What if you could keep reliving your life until you got it right? That’s the premise of Life After Life by Kate Atkinson. Set in England in the early 20th century, it’s the story of Ursula Todd and her family: parents, brothers, sisters, servants and dotty aunt. Ursula has difficulty getting through day one, as the dangers of childbirth take their toll. Eventually she gets past her baby years and enters her teens. Here, choice begins to play a part and she takes several different paths that end badly.
The London Blitz plays a role in Ursula’s story, and I enjoyed learning something of the civilian wardens who directed the search and rescue efforts after each wretched bombing attack. Burrowing into collapsed houses is not for the faint of heart and the stories range from tragic to gruesome. I don’t know whether these civilian rescuers were honoured but they were every bit as courageous as soldiers on the front lines, so I’d like to think they were.

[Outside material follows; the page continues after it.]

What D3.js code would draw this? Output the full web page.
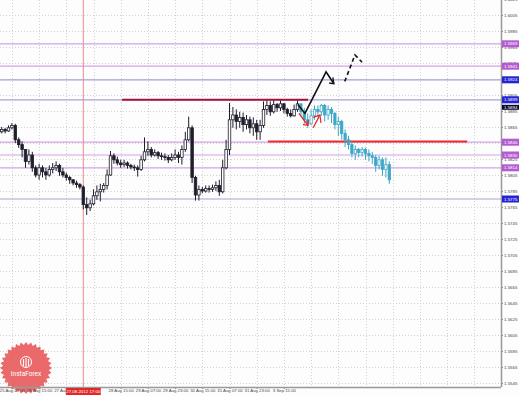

Each of her past bad experiences leaves a wraith of memory in Ursula’s mind, something like deja vu, though often not nearly that strong. Nevertheless, she uses her hunches and a recurring sense of impending danger to chart a new course in her life, a course with a world-changing goal. I’ve got to say this was less important to me than to see her find some happiness, but the story is told so artfully that both come together in the end.
The characters are well-drawn. I couldn’t quite fathom Sylvie, the mother, but Ursula’s father was sweet and supportive, and she had an interesting and close relationship with her sister. I’ve heard her brother Teddy is the central character of a sequel, so I’ll be looking out for that.
Life After Life is a wonderful book, and manages to avoid most modern idiomatic lapses. It is not really a period piece; in fact it seemed to me to be timeless, oddly so given the plot. The author has written several other novels, and I’m looking forward to reading them.